When Ramadan begins, there is excitement in the air. There is a spiritual energy that comes from fasting, the community gets together and prays together unlike any other time in the year, and there is a renewed connection to the Qur’an.
But some of us will not be able to take part in all the things that make this month so special.
Some of us may have to take medicines or are anemic or are going through a difficult pregnancy and cannot fast.
Some of us may be bedridden for a large part of the month and will not be able to pray Taraweeh (Ramadan night prayer).
And some of us may be so ill that we cannot even lift the Qur’an to recite it.
But it is easy to compare ourselves to others, or our old selves, and it easy to confuse means for ends. What makes fasting, praying Taraweeh, and reciting the Qur’an so special are not the actions in and of themselves, but rather that they are done in obedience to Allah (swt) and hope of His mercy, love, and rewards. They are the means, and God’s pleasure is the end.
For example, fasting is forbidden on the days of Eid. An act that has so much virtue as both an obligatory act during Ramadan and a voluntary one outside of Ramadan actually becomes sin on the days of Eid. Not fasting during those days becomes an act of worship and obedience, and thus an action that brings us closer to the Highest.
Remember that at the very essence, it is your intention that is important. Had you been in good health, you would have fasted and done all the things that your health permitted. The Prophet ﷺ described two men: one man whom God has bestowed upon wealth and knowledge, and he acts upon that knowledge and gives from his wealth; and another man whom God has given knowledge but no wealth, and that man says, “If I had the wealth he had, I would do the same”. The Prophet ﷺ said, “And they are rewarded the same”. (Ibn Majah)
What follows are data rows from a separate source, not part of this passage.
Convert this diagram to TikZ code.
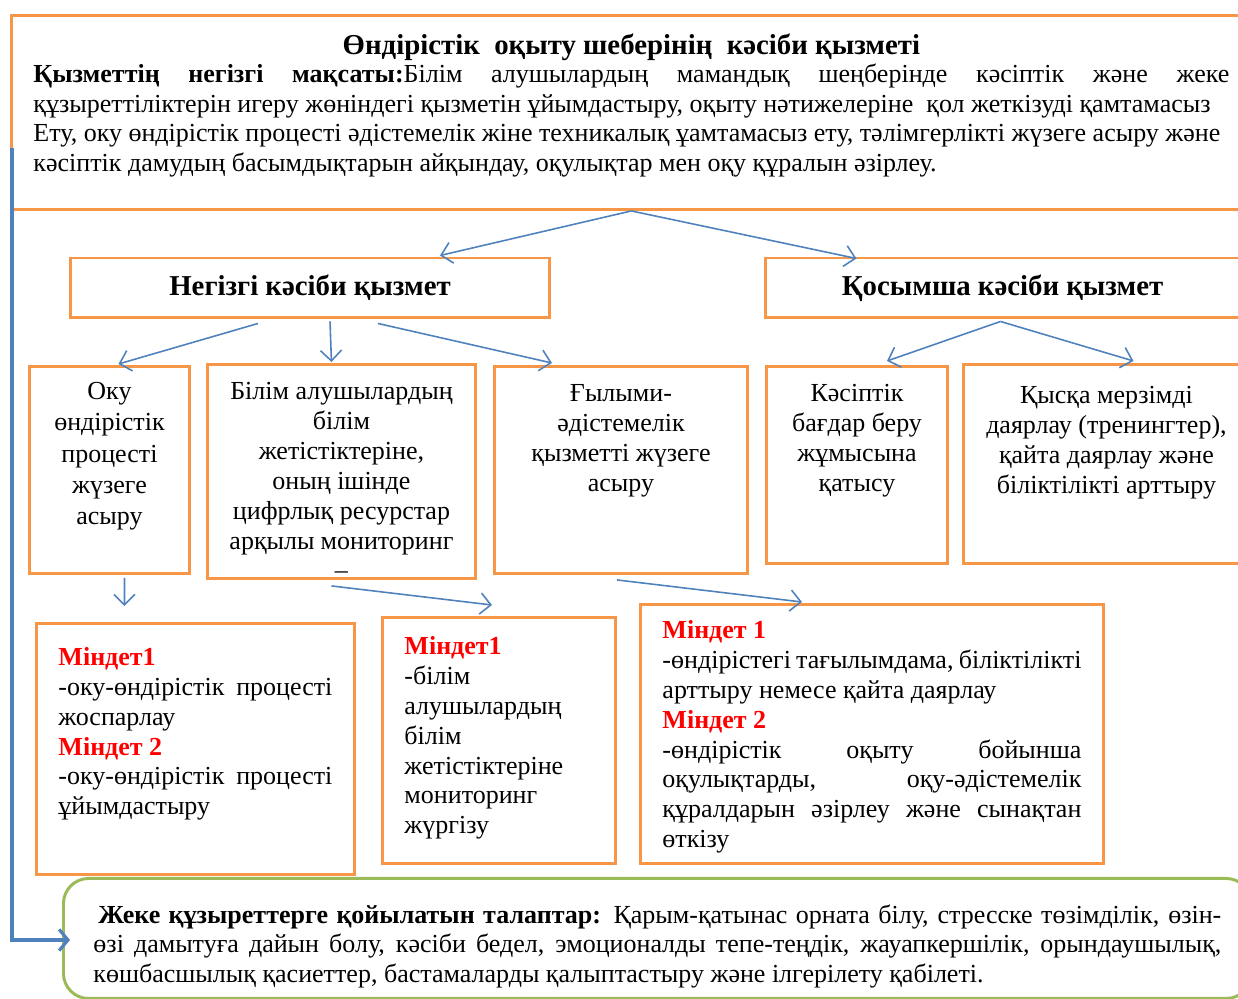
\documentclass[tikz,border=0pt]{standalone}
\usepackage{fontspec}
\setmainfont{Liberation Serif}
\usepackage{xcolor}
\usetikzlibrary{arrows.meta}
\usetikzlibrary{calc}
\usetikzlibrary{positioning}
\definecolor{orline}{RGB}{247,150,70}
\definecolor{blline}{RGB}{79,129,189}
\definecolor{grline}{RGB}{155,187,89}
\newcommand{\boxtext}[4]{\parbox[t][#1cm][t]{#2cm}{\vspace*{#3cm}#4}}
\newcommand{\jline}[1]{\makebox[\linewidth][s]{#1}}
\newcommand{\task}[1]{\textcolor{red}{\textbf{#1}}}
\newcommand{\headfont}{\fontsize{16.4}{19}\selectfont\bfseries}
\tikzset{
  obox/.style={draw=orline, line width=1.7pt, inner xsep=0.44cm, inner ysep=0pt, anchor=north west},
  hbox/.style={draw=orline, line width=1.7pt, minimum height=1.2cm, font=\headfont},
  gbox/.style={draw=grline, line width=1.7pt, rounded corners=0.5cm, inner xsep=0.6cm, inner ysep=0pt, anchor=north west},
  arr/.style={blline, line width=0.9pt, -{Straight Barb[length=6pt,width=12pt]}},
  sidearr/.style={blline, line width=1.8pt, -{Straight Barb[length=5pt,width=12pt]}}
}

\begin{document}
\begin{tikzpicture}[x=0.02cm, y=-0.02cm, font=\fontsize{14.8}{17}\selectfont]
            \useasboundingbox (0,0) rectangle (1238,999);
            \clip (0,0) rectangle (1238,999);
            \draw (10,14) node[obox] (top) {\boxtext{3.88}{23.92}{0.36}{\makebox[\linewidth]{\headfont Өндірістік\ \ оқыту шеберінің\ \ кәсіби қызметі}\\[-1pt]
              \jline{\textbf{Қызметтің негізгі мақсаты:}Білім алушылардың мамандық шеңберінде кәсіптік және жеке}\\
              \mbox{құзыреттіліктерін игеру жөніндегі қызметін ұйымдастыру, оқыту нәтижелеріне\ \ қол жеткізуді қамтамасыз}\\
              \mbox{Ету, оку өндірістік процесті әдістемелік жіне техникалық ұамтамасыз ету, тәлімгерлікті жүзеге асыру және}\\
              \mbox{кәсіптік дамудың басымдықтарын айқындау, оқулықтар мен оқу құралын әзірлеу.}}};
            \draw (310,288) node[hbox, minimum width=9.6cm] (neg) {Негізгі кәсіби қызмет};
            \draw (1002.5,288) node[hbox, minimum width=9.5cm] (kos) {Қосымша кәсіби қызмет};
            \draw (28,365) node[obox] (ou) {\boxtext{4.14}{2.32}{0.32}{\fontsize{14.8}{17.8}\selectfont\centering Оку\\ өндірістік\\ процесті\\ жүзеге\\ асыру}};
            \draw (206,363) node[obox] (bil) {\boxtext{4.28}{4.48}{0.36}{\centering Білім алушылардың\\ білім\\ жетістіктеріне,\\ оның ішінде\\ цифрлық ресурстар\\ арқылы мониторинг\\ –}};
            \draw (493,365) node[obox] (gyl) {\boxtext{4.14}{4.18}{0.36}{\centering Ғылыми-\\ әдістемелік\\ қызметті жүзеге\\ асыру}};
            \draw (765,365) node[obox] (kas) {\boxtext{3.94}{2.74}{0.36}{\centering Кәсіптік\\ бағдар беру\\ жұмысына\\ қатысу}};
            \draw (962,363) node[obox] (kys) {\boxtext{3.98}{4.84}{0.44}{\centering Қысқа мерзімді\\ даярлау (тренингтер),\\ қайта даярлау және\\ біліктілікті арттыру}};
            \draw (35,622) node[obox] (ma) {\boxtext{5.02}{5.48}{0.48}{\task{Міндет1}\\
              \jline{-оку-өндірістік процесті}\\ жоспарлау\\
              \task{Міндет 2}\\
              \jline{-оку-өндірістік процесті}\\ ұйымдастыру}};
            \draw (381,616) node[obox] (mb) {\boxtext{4.92}{3.78}{0.38}{\task{Міндет1}\\ -білім\\ алушылардың\\ білім\\ жетістіктеріне\\ мониторинг\\ жүргізу}};
            \draw (639,603) node[obox] (mc) {\boxtext{5.18}{8.38}{0.32}{\task{Міндет 1}\\
              \jline{-өндірістегі тағылымдама, біліктілікті}\\ арттыру немесе қайта даярлау\\
              \task{Міндет 2}\\
              \jline{-өндірістік оқыту бойынша}\\
              \jline{оқулықтарды, оқу-әдістемелік}\\
              \jline{құралдарын әзірлеу және сынақтан}\\ өткізу}};
            \draw (62,877) node[gbox] (grn) {\boxtext{2.4}{22.56}{0.52}{\jline{\hspace*{0.1cm}\textbf{Жеке құзыреттерге қойылатын талаптар:} Қарым-қатынас орната білу, стресске төзімділік, өзін-}\\
              \jline{өзі дамытуға дайын болу, кәсіби бедел, эмоционалды тепе-теңдік, жауапкершілік, орындаушылық,}\\
              \mbox{көшбасшылық қасиеттер, бастамаларды қалыптастыру және ілгерілету қабілеті.}}};
            \draw[arr] (top.south) -- ($(neg.north)+(130,-1)$);
            \draw[arr] (top.south) -- ($(kos.north)+(-146,2)$);
            \draw[arr] ($(neg.south)+(-52,4)$) -- ($(ou.north)+(9,-1)$);
            \draw[arr] ($(neg.south)+(20,2)$) -- ($(bil.north)+(-10,-1)$);
            \draw[arr] ($(neg.south)+(68,4)$) -- ($(gyl.north)+(-69,-2)$);
            \draw[arr] ($(kos.south)+(-2,2)$) -- ($(kas.north)+(30,-4)$);
            \draw[arr] ($(kos.south)+(-2,2)$) -- ($(kys.north)+(27,-2)$);
            \draw[arr] ($(ou.south)+(15,3)$) -- ($(ma.north)+(-71,-16)$);
            \draw[arr] ($(bil.south)+(-10,6)$) -- ($(mb.north)+(-7,-11)$);
            \draw[arr] ($(gyl.south)+(-4,5)$) -- ($(mc.north)+(-70,-1)$);
            \draw[sidearr] ($(top.south west)+(2,-63)$) |- ($(grn.north west)+(8,63)$);
\end{tikzpicture}
\end{document}
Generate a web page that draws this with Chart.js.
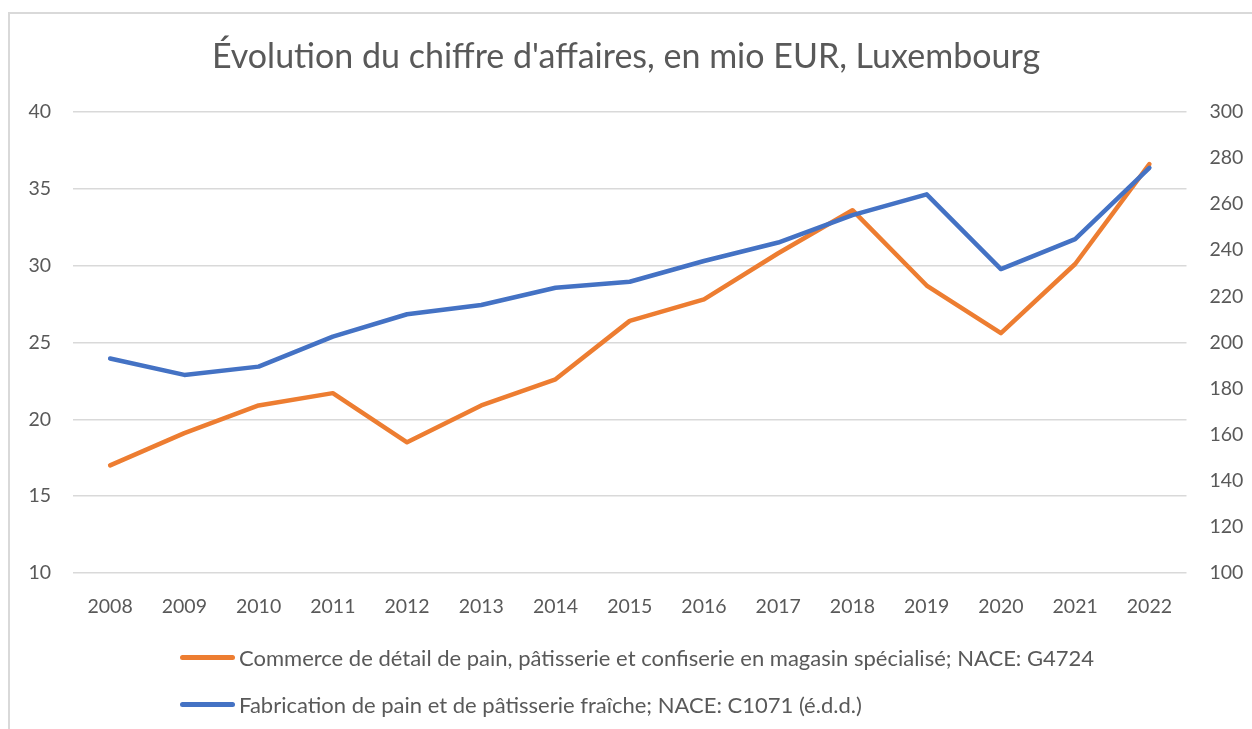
<!DOCTYPE html>
<html>
<head>
<meta charset="utf-8">
<script src="https://cdn.jsdelivr.net/npm/chart.js@4"></script>
<style>
	html, body { margin: 0; padding: 0; width: 1252px; height: 729px; overflow: hidden; background: #fff; }
	#frame { position: absolute; left: 8px; top: 12px; width: 1400px; height: 900px; border: 2px solid #d9d9d9; box-sizing: border-box; }
	#wrap { position: absolute; left: 0; top: 0; width: 1252px; height: 729px; }
	#legend { position: absolute; left: 180px; top: 634px; font-family: Lato, sans-serif; font-size: 22px; color: #595959; }
	.item { height: 47px; display: flex; align-items: center; margin-top: 0; }
	.swatch { display: inline-block; width: 55px; height: 5px; border-radius: 3px; margin-right: 4px; }
</style>
</head>
<body>
<div id="frame"></div>
<div id="wrap"><canvas id="myChart" width="1252" height="729"></canvas></div>
<div id="legend"></div>
<script>
var years = ['2008', '2009', '2010', '2011', '2012', '2013', '2014', '2015', '2016', '2017', '2018', '2019', '2020', '2021', '2022'];
var commerce = [17.0, 19.1, 20.9, 21.7, 18.5, 20.9, 22.6, 26.4, 27.8, 30.8, 33.6, 28.7, 25.6, 30.1, 36.6];
var fabrication = [193.0, 185.9, 189.5, 202.5, 212.2, 216.2, 223.7, 226.3, 235.3, 243.3, 255.2, 264.2, 231.8, 244.8, 275.7];
var label_commerce = 'Commerce de détail de pain, pâtisserie et confiserie en magasin spécialisé; NACE: G4724';
var label_fabrication = 'Fabrication de pain et de pâtisserie fraîche; NACE: C1071 (é.d.d.)';
var title = "Évolution du chiffre d'affaires, en mio EUR, Luxembourg";

var orange = '#ED7D31';
var blue = '#4472C4';
var grey = '#595959';
var font = 'Lato, sans-serif';

/* legend in html, rows aligned left like the original */
var legend = document.getElementById('legend');
[[label_commerce, orange], [label_fabrication, blue]].forEach(function (e) {
	var row = document.createElement('div');
	row.className = 'item';
	row.innerHTML = '<span class="swatch" style="background:' + e[1] + '"></span><span>' + e[0] + '</span>';
	legend.appendChild(row);
});

var ctx = document.getElementById('myChart').getContext('2d');
var graph = new Chart(ctx, {
	type: 'line',
	data: {
		labels: years,
		datasets: [{
			label: label_commerce,
			data: commerce,
			borderColor: orange,
			backgroundColor: orange,
			borderWidth: 4.5,
			pointRadius: 0,
			borderCapStyle: 'round',
			borderJoinStyle: 'round',
			tension: 0,
			order: 2,
			yAxisID: 'left'
		}, {
			label: label_fabrication,
			data: fabrication,
			borderColor: blue,
			backgroundColor: blue,
			borderWidth: 4.5,
			pointRadius: 0,
			borderCapStyle: 'round',
			borderJoinStyle: 'round',
			tension: 0,
			order: 1,
			yAxisID: 'right'
		}]
	},
	options: {
		responsive: false,
		animation: false,
		layout: { padding: { left: 0, right: 0, top: 0, bottom: 106 } },
		plugins: {
			legend: { display: false },
			tooltip: { enabled: false },
			title: {
				display: true,
				text: title,
				color: grey,
				font: { family: font, size: 34, weight: 'normal' },
				padding: { top: 37, bottom: 34 }
			}
		},
		scales: {
			x: {
				offset: true,
				grid: { display: false },
				border: { display: false },
				ticks: { color: grey, font: { family: font, size: 19.5 }, padding: 14, maxRotation: 0 },
				afterFit: function (axis) { axis.height = 50; }
			},
			left: {
				type: 'linear',
				position: 'left',
				min: 10,
				max: 40,
				ticks: { stepSize: 5, color: grey, font: { family: font, size: 19.5 }, padding: 22 },
				grid: { color: '#d9d9d9', lineWidth: 1.5, drawTicks: false },
				border: { display: false },
				afterFit: function (axis) { axis.width = 73; }
			},
			right: {
				type: 'linear',
				position: 'right',
				min: 100,
				max: 300,
				ticks: { stepSize: 20, color: grey, font: { family: font, size: 19.5 }, padding: 23 },
				grid: { display: false, drawTicks: false },
				border: { display: false },
				afterFit: function (axis) { axis.width = 65.5; }
			}
		}
	}
});
</script>
</body>
</html>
So when you see the people and think, “If I was ok, I would be fasting this month,” or when your family leaves the house to pray Taraweeh and you say, “I wish I could have been with you,” you are rewarded the same as those who are doing the actions. In the eyes of God, you are just as special as the person praying all night; as the person completing the Qur’an; as the one who is thirsty and tired from his fast.
Moreover, you have a special relationship with Allah (swt) through your illness. The Prophet ﷺ tells us, “No fatigue, nor disease, nor sorrow, nor sadness, nor hurt, nor distress befalls a Muslim, even if it were the prick he receives from a thorn, but that Allah expiates some of his sins for that,” (Bukhari). In another narration, a companion visited the Prophet ﷺ when he was ill. The Prophet ﷺ told him: “No Muslim is afflicted with any harm but that Allah will remove his sins as the leaves of a tree fall,” (Bukhari).
Thus you are in the realm of God’s forgiveness as you are ill. Moreover, there is a different type of need for God when we fall all. The Prophet Job called to Allah (swt) in his illness:
“Indeed, adversity has touched me, and you are the Most Merciful of the merciful.” (Qur’an, 21:83)
Your calling to Him in your illness is a form of worship, one that many others may never experience. Moreover, any patient that you show is appreciated by Allah (swt). He tells us in the Qur’an: “Indeed, the patient will be given their reward without account.” (Qur’an, 39:10)
Remember that the point of worship is not to break you, but to build you. Once the Prophet ﷺ walked into the mosque and saw a rope hanging in between its two pillars. He asked, “What is this rope?” The people said, “This rope is for Zainab who, when she feels tired, holds it (to keep standing for the prayer.)” The Prophet ﷺ said, “Do not use it. Remove the rope. You should pray as long as you feel active, and when you get tired, sit down.” (Bukhari)
Whatever actions you can do, no matter how small they appear to be, can only be truly quantified by God Himself. Allah (swt) will not judge you for the actions that you were not able to do, and it would be a distraction to focus on them. Rather if you can do other things – supplications, remembrance, charity – God will reward you for your seeking alternative ways to come close to Him. And even if you cannot do anything at all, Allah (swt) knows; the Most Generous rewards you for what you would have done.
And if your heart still aches because you actually love to worship Allah (swt) through fasting or Taraweeh or Qur’an and you are unable, your love for that act of worship is loved by God, who rewards you for that love. A man was asked why he recited Surat al-Ikhlas in every prayer – something that we might criticize him for because it is a ‘short’ surah (chapter) – but he responded that, “It is because this surah describes the Most Merciful, and therefore I love to recite it.” Upon hearing the man’s reply, the Prophet said: “Tell that man that Allah loves him.” (Bukhari and Muslim)
Your love for certain acts of worship is appreciated and loved by God.
So if you are going through this Ramadan illness, remember that you, too, are loved by Allah (swt). Even when you cannot take part in the actions of this month, Allah’s mercy, love, and forgiveness descend upon you as they do for the fasting person, the one in night prayer, and the Qur’an reciter. You are with them in rank.